Type 'n' and press Enter to discard.
Type 'q' and press Enter to exit.
[INFO]: Calibrating with: brown-comrady
[INFO]: Reading file: ./samples/1.jpg
[WARN]: Cannot find the chessboard within the sample. Discarding... <--- When using -k
[WARN]: Chessboard not found. This image will be discarded
[INFO]: Reading file: ./samples/10.jpg
<--- When accepting the frame
[INFO]: Image taken for calibration
[INFO]: Reading file: ./samples/11.jpg
q <--- When exiting
[WARN]: Exiting early...
[INFO]: RMS: 0.355463
[INFO]: Camera matrix:
{811.16, 0, 240.5040, 809.157, 216.635001}
[INFO]: Distortion:
{-0.236816, 8.93896, -0.00620267, -0.0323884}
[INFO]: Terminating...
At the end of the calibration, it will print the matrices in a C-friendly format. Moreover, it will generate a calibration.yml file compatible with cv::FileStorage. These matrices should be used for GStreamer or a custom application to get better-quality results. In the case of GStreamer, set the properties:
- undistort-intrinsic-matrix:
undistort-intrinsic-matrix="<811.16, 0, 240.5040, 809.157, 216.635001>" - undistort-distortion-coefficients:
undistort-distortion-coefficients="<0, 0, 0, 0>"
Testing the Matrices
In the final stage of the calibration, the matrices are tested on the samples to identify possible issues during the calibration process. Some details to pay attention to are:
- The lines of the chessboard and other objects must be straight.
- The borders must change at least slightly.
In fisheye lenses, the roundness near the centre must disappear, highlighting lines and changing the borders.

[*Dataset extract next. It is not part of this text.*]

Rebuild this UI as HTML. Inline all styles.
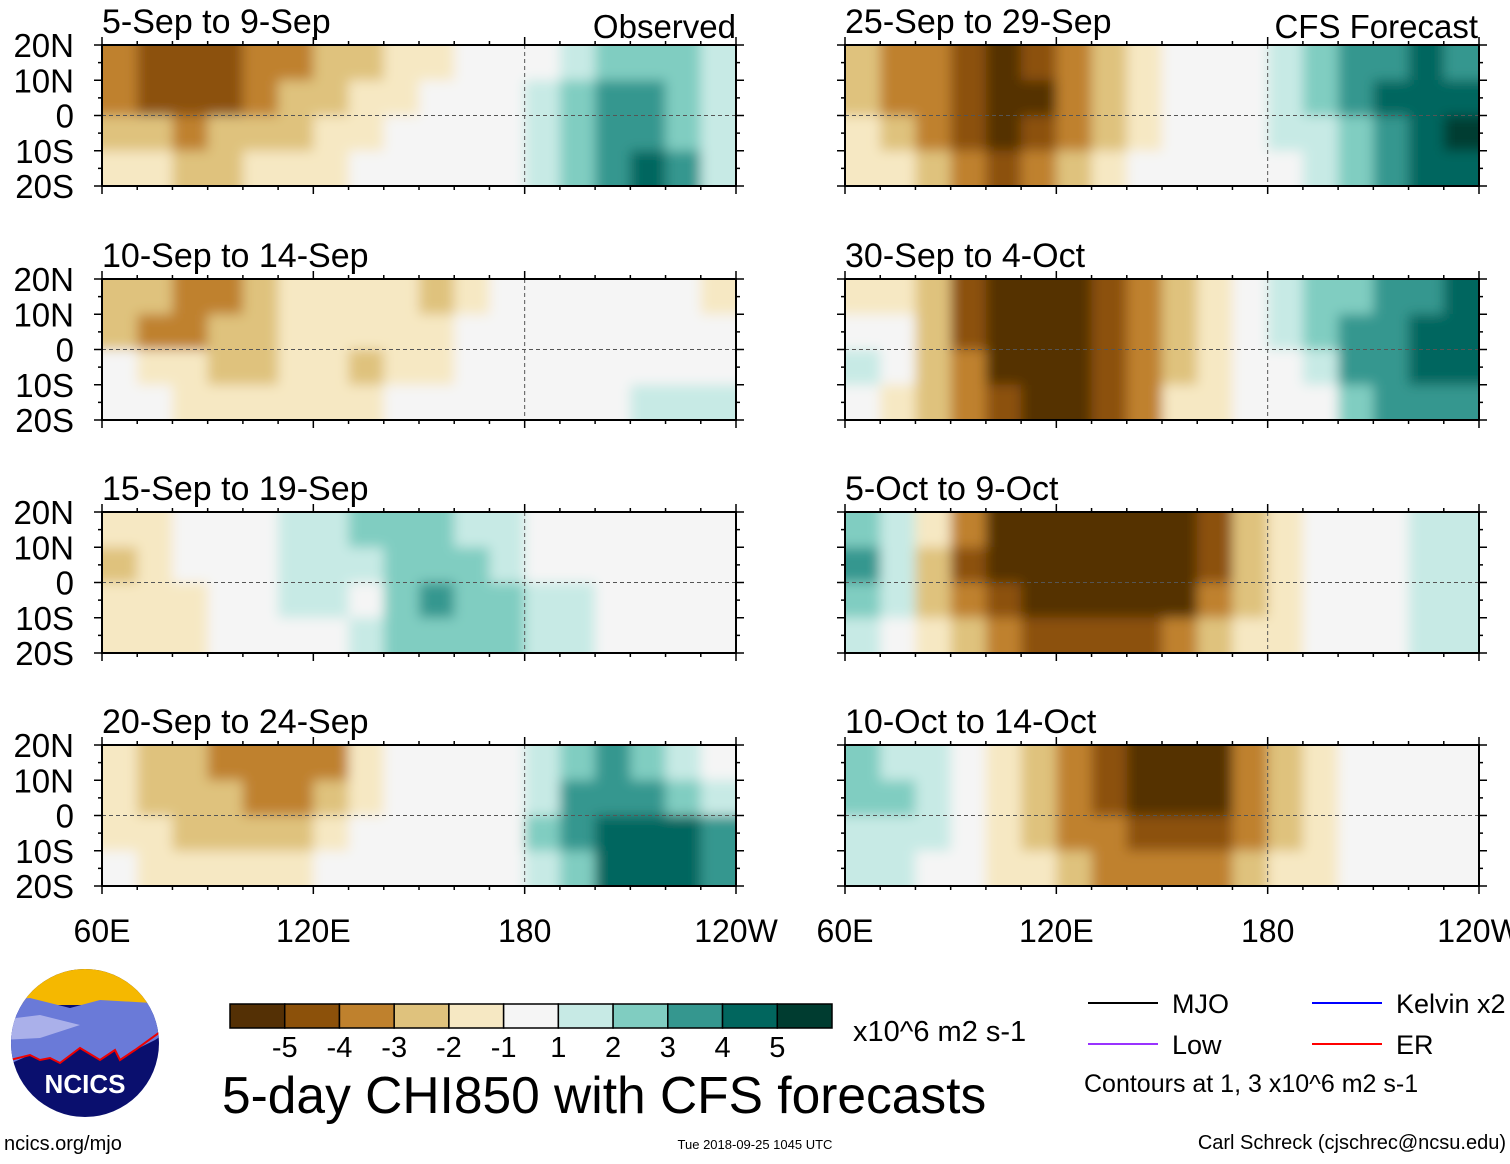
<!DOCTYPE html>
<html><head><meta charset="utf-8">
<style>
html,body{margin:0;padding:0;background:#fff;}
body{width:1510px;height:1159px;overflow:hidden;font-family:"Liberation Sans",sans-serif;}
svg text{font-family:"Liberation Sans",sans-serif;}
</style></head>
<body>
<svg id="chart" width="1510" height="1159" viewBox="0 0 1510 1159" xmlns="http://www.w3.org/2000/svg">
<defs>
<filter id="blur" filterUnits="userSpaceOnUse" x="0" y="0" width="1510" height="1159"><feGaussianBlur stdDeviation="6"/></filter>
</defs>
<g id="panels"></g>
<g id="bottom"></g>
</svg>
<script>
// ---- data ----
const lonStart = 60, lonEnd = 240, latTop = 20, latBottom = -20;
const colorBins = ["#543005","#8c510a","#bf812d","#dfc27d","#f6e8c3","#f5f5f5","#c7eae5","#80cdc1","#35978f","#01665e","#003c30"];
const colorTicks = ["-5","-4","-3","-2","-1","1","2","3","4","5"];
const panelTitles = ["5-Sep to 9-Sep","10-Sep to 14-Sep","15-Sep to 19-Sep","20-Sep to 24-Sep",
                     "25-Sep to 29-Sep","30-Sep to 4-Oct","5-Oct to 9-Oct","10-Oct to 14-Oct"];
const latLabels = ["20N","10N","0","10S","20S"];
const lonLabels = ["60E","120E","180","120W"];
const field0 = [
 [-3,-4,-4,-4,-3,-3,-2,-2,-1,-1,0,0,0,1,2,2,2,1],
 [-3,-4,-4,-4,-3,-2,-2,-1,-1,0,0,0,1,2,3,3,2,1],
 [-2,-2,-3,-2,-2,-2,-1,-1,0,0,0,0,1,2,3,3,2,1],
 [-1,-1,-2,-2,-1,-1,-1,0,0,0,0,0,1,2,3,4,3,1]];
const field1 = [
 [-2,-2,-3,-3,-2,-1,-1,-1,-1,-2,-1,0,0,0,0,0,0,-1],
 [-2,-3,-3,-2,-2,-1,-1,-1,-1,-1,0,0,0,0,0,0,0,0],
 [0,-1,-1,-2,-2,-1,-1,-2,-1,-1,0,0,0,0,0,0,0,0],
 [0,0,-1,-1,-1,-1,-1,-1,0,0,0,0,0,0,0,1,1,1]];
const field2 = [
 [-1,-1,0,0,0,1,1,2,2,2,1,1,0,0,0,0,0,0],
 [-2,-1,0,0,0,1,1,1,2,2,2,1,0,0,0,0,0,0],
 [-1,-1,-1,0,0,1,1,0,2,3,2,2,1,1,0,0,0,0],
 [-1,-1,-1,0,0,0,0,1,2,2,2,2,1,1,0,0,0,0]];
const field3 = [
 [-1,-2,-2,-3,-3,-3,-3,-1,0,0,0,0,1,2,3,2,1,0],
 [-1,-2,-2,-2,-3,-3,-2,-1,0,0,0,0,1,3,3,3,2,1],
 [-1,-1,-2,-2,-2,-2,-1,0,0,0,0,0,2,3,4,4,4,3],
 [0,-1,-1,-1,-1,-1,0,0,0,0,0,0,1,2,4,4,4,3]];
const field4 = [
 [-2,-3,-3,-4,-5,-4,-3,-2,-1,0,0,0,1,2,3,3,4,3],
 [-2,-3,-3,-4,-5,-5,-3,-2,-1,0,0,0,1,2,3,4,4,4],
 [-1,-2,-3,-4,-5,-4,-3,-2,-1,0,0,0,1,1,2,3,4,5],
 [-1,-1,-2,-3,-4,-3,-2,-1,0,0,0,0,0,1,2,3,4,4]];
const field5 = [
 [-1,-1,-2,-4,-5,-5,-5,-4,-3,-2,-1,0,1,2,2,3,3,4],
 [0,0,-2,-4,-5,-5,-5,-4,-3,-2,-1,0,1,2,3,3,4,4],
 [1,0,-2,-3,-5,-5,-5,-4,-3,-2,-1,0,0,1,3,3,4,4],
 [0,-1,-2,-3,-4,-5,-5,-4,-3,-1,-1,0,0,0,2,3,3,3]];
const field6 = [
 [2,1,-1,-3,-5,-5,-5,-5,-5,-5,-4,-2,-1,0,0,0,1,1],
 [3,1,-2,-4,-5,-5,-5,-5,-5,-5,-4,-2,-1,0,0,0,1,1],
 [2,1,-2,-3,-4,-5,-5,-5,-5,-5,-3,-2,-1,0,0,0,1,1],
 [1,0,-1,-2,-3,-4,-4,-4,-4,-3,-2,-1,-1,0,0,0,1,1]];
const field7 = [
 [2,1,1,0,-1,-2,-3,-4,-5,-5,-5,-3,-2,-1,0,0,0,0],
 [2,2,1,0,-1,-2,-3,-4,-5,-5,-5,-3,-2,-1,0,0,0,0],
 [1,1,1,0,-1,-2,-3,-3,-4,-4,-4,-3,-2,-1,0,0,0,0],
 [1,1,0,0,-1,-1,-2,-3,-3,-3,-3,-2,-1,-1,0,0,0,0]];
const fields = [field0,field1,field2,field3,field4,field5,field6,field7];

// ---- layout ----
const NS = "http://www.w3.org/2000/svg";
const colX = [102, 845], panelW = 634, rowY = [45, 279, 512, 745], panelH = 141;
function mk(tag, attrs, parent){ const e=document.createElementNS(NS,tag); for(const k in attrs) e.setAttribute(k,attrs[k]); parent.appendChild(e); return e; }
function colorFor(v){ return colorBins[Math.max(0,Math.min(10,v+5))]; }
const panelsG = document.getElementById('panels');

fields.forEach((f, p) => {
  const x0 = colX[Math.floor(p/4)], y0 = rowY[p%4];
  const xs = lon => x0 + (lon - lonStart)/(lonEnd - lonStart)*panelW;
  const ys = lat => y0 + (latTop - lat)/(latTop - latBottom)*panelH;
  const g = mk('g',{},panelsG);
  
  
  const cid = 'clip'+p;
  const cp = mk('clipPath',{id:cid},g); mk('rect',{x:x0,y:y0,width:panelW,height:panelH},cp);
  const cg = mk('g',{'clip-path':'url(#'+cid+')'},g);
  mk('rect',{x:x0,y:y0,width:panelW,height:panelH,fill:'#f5f5f5'},cg);
  const bg = mk('g',{filter:'url(#blur)'},cg);
  const nLat = f.length, nLon = f[0].length, dLon=(lonEnd-lonStart)/nLon, dLat=(latTop-latBottom)/nLat;
  f.forEach((row, r) => row.forEach((v, c) => {
    const lonA = lonStart + c*dLon, latA = latTop - r*dLat;
    const cell = mk('rect',{x:xs(lonA)-(c===0?20:0),y:ys(latA)-(r===0?20:0),
      width:xs(lonA+dLon)-xs(lonA)+1+(c===0||c===nLon-1?20:0),height:ys(latA-dLat)-ys(latA)+1+(r===0||r===nLat-1?20:0),fill:colorFor(v)},bg);
    
    
  }));
  mk('line',{x1:x0,x2:x0+panelW,y1:ys(0),y2:ys(0),stroke:'#555','stroke-width':1,'stroke-dasharray':'4,3'},g);
  mk('line',{x1:xs(180),x2:xs(180),y1:y0,y2:y0+panelH,stroke:'#555','stroke-width':1,'stroke-dasharray':'4,3'},g);
  mk('rect',{x:x0,y:y0,width:panelW,height:panelH,fill:'none',stroke:'#000','stroke-width':2},g);
  for(let lon=lonStart; lon<=lonEnd; lon+=10){
    const L = (lon%60===0)?8:4;
    mk('line',{x1:xs(lon),x2:xs(lon),y1:y0,y2:y0-L,stroke:'#000','stroke-width':1.5},g);
    mk('line',{x1:xs(lon),x2:xs(lon),y1:y0+panelH,y2:y0+panelH+L,stroke:'#000','stroke-width':1.5},g);
  }
  for(let lat=-20; lat<=20; lat+=5){
    const L = (lat%10===0)?8:4;
    mk('line',{x1:x0,x2:x0-L,y1:ys(lat),y2:ys(lat),stroke:'#000','stroke-width':1.5},g);
    mk('line',{x1:x0+panelW,x2:x0+panelW+L,y1:ys(lat),y2:ys(lat),stroke:'#000','stroke-width':1.5},g);
  }
  const t = mk('text',{x:x0,y:y0-12,'font-size':34,fill:'#000'},g); t.textContent = panelTitles[p];
  
  
  if(p<4){
    latLabels.forEach((lab,i)=>{
      const lt = mk('text',{x:74,y:y0 + i*panelH/4 + 12,'font-size':33,'text-anchor':'end',fill:'#000'},g);
      lt.textContent = lab;
      
      
    });
  }
});
[[736,'Observed','observed-label'],[1478,'CFS Forecast','cfs-forecast-label']].forEach(([x,s,n])=>{
  const t = mk('text',{x:x,y:38,'font-size':33,'text-anchor':'end'},panelsG); t.textContent=s;
  
  
});
colX.forEach(x0=>{
  lonLabels.forEach((lab,i)=>{
    const t = mk('text',{x:x0 + i*panelW/3,y:942,'font-size':32,'text-anchor':'middle'},panelsG);
    t.textContent = lab;
    
    
  });
});

// ---- bottom ----
const B = document.getElementById('bottom');
const cbX = 230, cbY = 1004, cbW = 602, cbH = 24, bw = cbW/colorBins.length;
const cb = mk('g',{},B);


colorBins.forEach((c,i)=>{
  const r = mk('rect',{x:cbX+i*bw,y:cbY,width:bw,height:cbH,fill:c,stroke:'#000','stroke-width':1.5},cb);
  
  
});
colorTicks.forEach((s,i)=>{
  const t = mk('text',{x:cbX+(i+1)*bw,y:1057,'font-size':29,'text-anchor':'middle'},cb);
  t.textContent = s;
  
  
});
let t;
t = mk('text',{x:853,y:1041,'font-size':29},B); t.textContent='x10^6 m2 s-1';
 
t = mk('text',{x:222,y:1113,'font-size':51.5},B); t.textContent='5-day CHI850 with CFS forecasts';
 
const leg = [[1088,1003,'#000','MJO'],[1312,1003,'#0000ff','Kelvin x2'],[1088,1044,'#9933ff','Low'],[1312,1044,'#ff0000','ER']];
leg.forEach(([x,y,c,s])=>{
  const g = mk('g',{},B);
  
  
  mk('line',{x1:x,x2:x+70,y1:y,y2:y,stroke:c,'stroke-width':2},g);
  const tt = mk('text',{x:x+84,y:y+10,'font-size':27},g); tt.textContent=s;
});
t = mk('text',{x:1084,y:1092,'font-size':25},B); t.textContent='Contours at 1, 3 x10^6 m2 s-1';
 
t = mk('text',{x:4,y:1150,'font-size':20},B); t.textContent='ncics.org/mjo';
 
t = mk('text',{x:755,y:1149,'font-size':13,'text-anchor':'middle'},B); t.textContent='Tue 2018-09-25 1045 UTC';
 
t = mk('text',{x:1506,y:1149,'font-size':20,'text-anchor':'end'},B); t.textContent='Carl Schreck (cjschrec@ncsu.edu)';
 
const lg = mk('g',{},B);


const lc = mk('clipPath',{id:'logoclip'},lg); mk('circle',{cx:85,cy:1043,r:74},lc);
const lgi = mk('g',{'clip-path':'url(#logoclip)'},lg);
mk('rect',{x:0,y:960,width:170,height:170,fill:'#0a0f6e'},lgi);
mk('rect',{x:0,y:960,width:170,height:45,fill:'#f5b800'},lgi);
mk('path',{d:'M0 1000 L30 998 L70 1008 L100 1000 L170 1004 L170 1030 L155 1040 L135 1050 L120 1060 L115 1050 L100 1060 L80 1048 L60 1063 L50 1058 L40 1060 L30 1055 L0 1068 Z',fill:'#6a7ad8'},lgi);
mk('path',{d:'M0 1020 L40 1015 L80 1025 L40 1038 L0 1040 Z',fill:'#aab0ea'},lgi);
mk('path',{d:'M10 1060 L30 1055 L40 1060 L50 1058 L60 1063 L80 1048 L100 1060 L115 1050 L120 1060 L135 1050 L160 1032',fill:'none',stroke:'#e00','stroke-width':2},lgi);
t = mk('text',{x:85,y:1093,'font-size':26,'font-weight':'bold','text-anchor':'middle',fill:'#fff'},lg); t.textContent='NCICS';
</script>
</body></html>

In the image presented above, there are some important details to take into account:
- The A) and B) are undistorted images using the computed values.

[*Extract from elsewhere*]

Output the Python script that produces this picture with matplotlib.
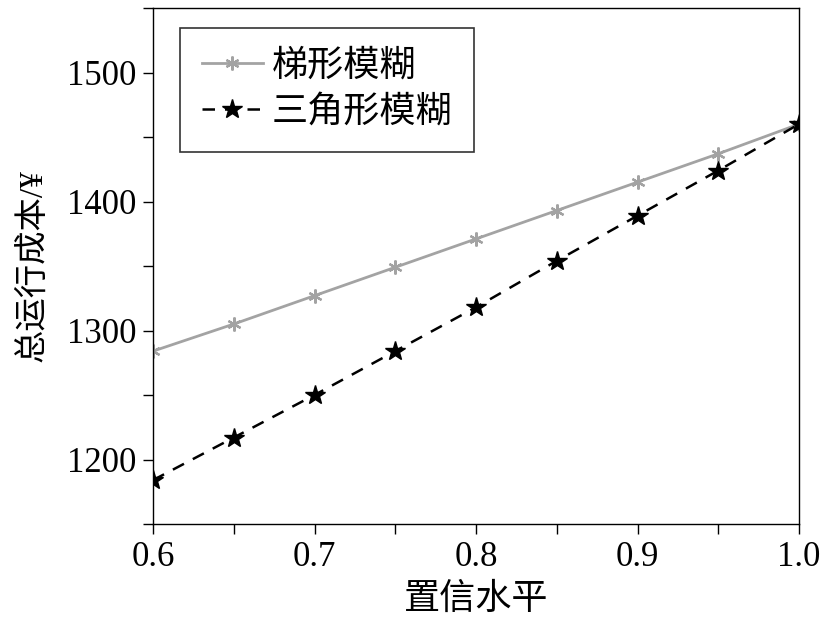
import matplotlib
matplotlib.use("Agg")
import matplotlib.pyplot as plt
from matplotlib.ticker import MultipleLocator, FormatStrFormatter

plt.rcParams['font.family'] = ['Liberation Serif', 'Noto Sans CJK SC']

confidence = [0.6, 0.65, 0.7, 0.75, 0.8, 0.85, 0.9, 0.95, 1.0]
trapezoid = [1284, 1305, 1327, 1349, 1371, 1393, 1415, 1437, 1460]
triangle = [1184, 1217, 1250, 1284, 1318, 1354, 1389, 1424, 1460]
labels = ['梯形模糊', '三角形模糊']

fig = plt.figure(figsize=(8.23, 6.2), dpi=100)
ax = fig.add_axes([153/823, 1-524/620, (799-153)/823, (524-8)/620])

ax.plot(confidence, trapezoid, color='#a3a3a3', linestyle='-', linewidth=2,
        marker=(6, 2, 0), markersize=10, markeredgewidth=1.6, markeredgecolor='#a3a3a3', label=labels[0])
ax.plot(confidence, triangle, color='black', linestyle=(0, (5, 4)), linewidth=1.8,
        marker='*', markersize=15, markerfacecolor='black', markeredgecolor='black', label=labels[1])

ax.set_xlim(0.6, 1.0)
ax.set_ylim(1150, 1550)
ax.xaxis.set_major_locator(MultipleLocator(0.1))
ax.xaxis.set_minor_locator(MultipleLocator(0.05))
ax.yaxis.set_major_locator(MultipleLocator(100))
ax.yaxis.set_minor_locator(MultipleLocator(50))
ax.tick_params(axis='both', which='major', direction='out', length=7, width=1, labelsize=25, pad=5)
ax.tick_params(axis='both', which='minor', direction='out', length=7, width=1)
ax.xaxis.set_major_formatter(FormatStrFormatter('%.1f'))

for s in ax.spines.values():
    s.set_linewidth(1)

ax.set_xlabel('置信水平', fontsize=26, labelpad=7)
ax.set_ylabel('总运行成本/¥', fontsize=24, labelpad=13)

leg = ax.legend(loc='upper left', fontsize=26, frameon=True, fancybox=False,
                edgecolor='black', borderpad=0.6, handlelength=1.7, handletextpad=0.25,
                labelspacing=0.35, borderaxespad=0, bbox_to_anchor=(27/646, 1-20/516))
leg.get_frame().set_linewidth(1.2)

fig.savefig('out.png', dpi=100, facecolor='white')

- The C) is the original image captured by fisheye lenses.
Please notice that the A) has an issue in one of the chessboard squares. This is a sign of a bad calibration. The B) illustrates a case where the calibration is successful, highlighted by the straight lines of the chessboard.
Using the RidgeRun Video Stabilization Tool
The undistort mode of the tool allows for testing pictures already taken from the camera and storing the undistorted ones in a sequence. It can undistort using Fisheye and Brown-Comrady lens models.
The use of the undistort mode is the following:
# Input folder: where the distorted images are stored. Must exist before running the tool INPUT=./samples # Output folder: where the images are stored. Must exist before running the tool OUTPUT=./samples-undistorted # Model MODEL=fisheye # Tool rvs-camera-calibration -m undistort -i $INPUT -o $OUTPUT -t $MODEL -p
The options are:
Options:
-t: technique. Selects the algorithm for calibration and
correction. Default: (fisheye). Other: brown
-o: output path. Existing output folder to save the
samples: For example: ./samples/
-i: input path. Existing input folder to retrieve the
samples: For example: ./samples/
-p: preview the images, approving by pressing Y and
cancelling with N. It helps to discard bad samples.
Default: disabled.
An example of usage:
--------------------------------------------------------- RidgeRun Video Stabilisation Library Camera Calibration Tool --------------------------------------------------------- [INFO]: Launching undistortion tool [INFO]: Undistorting with: brown-comrady [INFO]: Loaded camera matrix: [811.1599197236691, 0, 240.5041687070753; 0, 809.1568154990285, 216.6352609536164; 0, 0, 1] [INFO]: Loaded distortion coefficients: [-0.2368160042337804, 8.938961895909738, -0.00620267258069656, -0.03238835791507231, -88.68282698126136] [INFO]: Reading file: ./samples/1.jpg [INFO]: Saving undistorted file: ./samples-undistorted/1.jpg [INFO]: Reading file: ./samples/10.jpg [INFO]: Saving undistorted file: ./samples-undistorted/2.jpg [INFO]: Reading file: ./samples/11.jpg
The matrices are loaded from the calibration.yml, and the frames can be passed by pressing enter.